ICT特別号

道徳の教科特性をふまえた
デジタルコンテンツの効果的な活用とは

東京学芸大学教職大学院教授 齋藤さいとう 嘉則よしのり

 

ーーGIGAスクール構想の実現に向けてデジタルコンテンツが積極的に活用されています。特別の教科道徳(以下道徳科)での活用についてどのようにお考えでしょうか?
 教育現場では、デジタルコンテンツが積極的に活用されるようになりましたが、これらの効果や有効性については教科の特性によって異なると思います。たとえば、外国語(英語)科の会話で場面状況を提示する時や、社会科や理科の資料の提示や変化の過程を見る際には、デジタルコンテンツは非常に有効ですし高い質の教材が求められると思います。
 「道徳の時間」(現在は、道徳科)は昭和33年に特設以来、多くの先生方がご苦労されながら読み物教材の活用を中心に子どもたちの道徳性を育んできました。ここで、なぜ『読み物教材』なのかという点に着目してみます。
 東京大学で言語脳科学を研究されている酒井邦嘉教授によれば、文字は脳に入力される情報量が映像や音声よりも少ない分、想像力で補うことが増えるために自分の言葉で考える活動が増えるのだそうです。つまり、豊かな想像力を養うためには、映像<音声<文字の順で効果が高いということができます。
 このことを踏まえると、道徳で読み物教材が活用されてきた理由が分かります。子どもたちが育ってきた環境や経験は一人一人異なり、道徳性の発達もバラバラですから、共通のものとして提示される読み物教材から何をどう受け取るかも一人一人違います。
 教材を起点としてそれぞれで考えを深めていく際に必要なのは想像力です。この時、教材として映像を提示すると、作り手の解釈が入ってしまうことは否めません。音声、つまり朗読も声色やシチュエーションによって物語の印象は大きく変わります。こうなると、場面状況がある程度決められてしまい、想像の幅が限定され、自分のこれまでの生き方を振り返りながら自己に向き合う深い学びが限定的になる可能性が出てきます。道徳科の場合は、このような教科の特性を踏まえた上でコンテンツを考えていかなくてはならないということが今後の大きな課題であると考えます。

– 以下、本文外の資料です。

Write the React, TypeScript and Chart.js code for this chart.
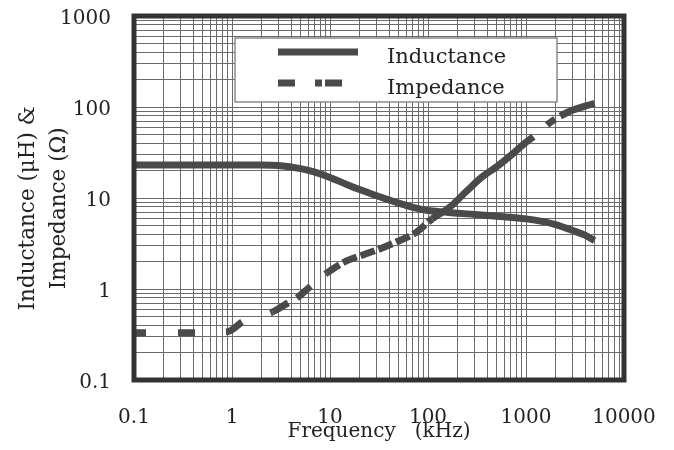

ーーでは、道徳科でデジタルコンテンツに適しているのはどのような教材でしょう。
 読み物教材の内容を補足する資料については、コンテンツとして用意してあるといいと思います。社会的な背景や理科的な知識などのように基本的な情報として理解が必要な資料では有効です。昔の物語であれば、当時の人々の暮らしが分かる資料や、実際の映像があれば貴重な資料として活用できます。教材を理解するための予備知識としての資料も適しているでしょう。
 一方で、子どもたちの想像力を狭めたり、誘導したりしてしまう可能性が高いものは、道徳の本来の目的を見失う可能性があるので、十分な検討や配慮が必要だと思います。理想を言えば、コンテンツが持つ意味、活用の意義を明確にした上で、「この教材では、授業のこのタイミングでこのコンテンツを提示するとよい」というようなナビゲーションが付いていると扱いやすいと思います。また、子どもの発達特性に対する合理的配慮が必要な場面で、デジタルコンテンツの活用が必要な場面もあるかもしれません。

ーー教科書、教材の今後についてどのようにお考えでしょうか。
 世の中の流れには抗えませんから、教科書も教材もデジタル化はますます進むでしょう。その上で紙の利点を活かすための研究がされていくと思います。質感や使い勝手などを紙に近づけていく技術はどんどん実現されていくでしょうし、新たなデバイスが登場するかもしれません。しかも、AI の目覚ましい進化でわれわれ人間の思考の行方も大きく影響を受ける状況です。
 世の中は大きな変化の中にありますが、学校教育においては、学習指導要領を教育課程編成の基準に捉え、その効果を今まで以上に注意深く検証しながら学びの環境を順次改善、整えていくことが必要になると思います。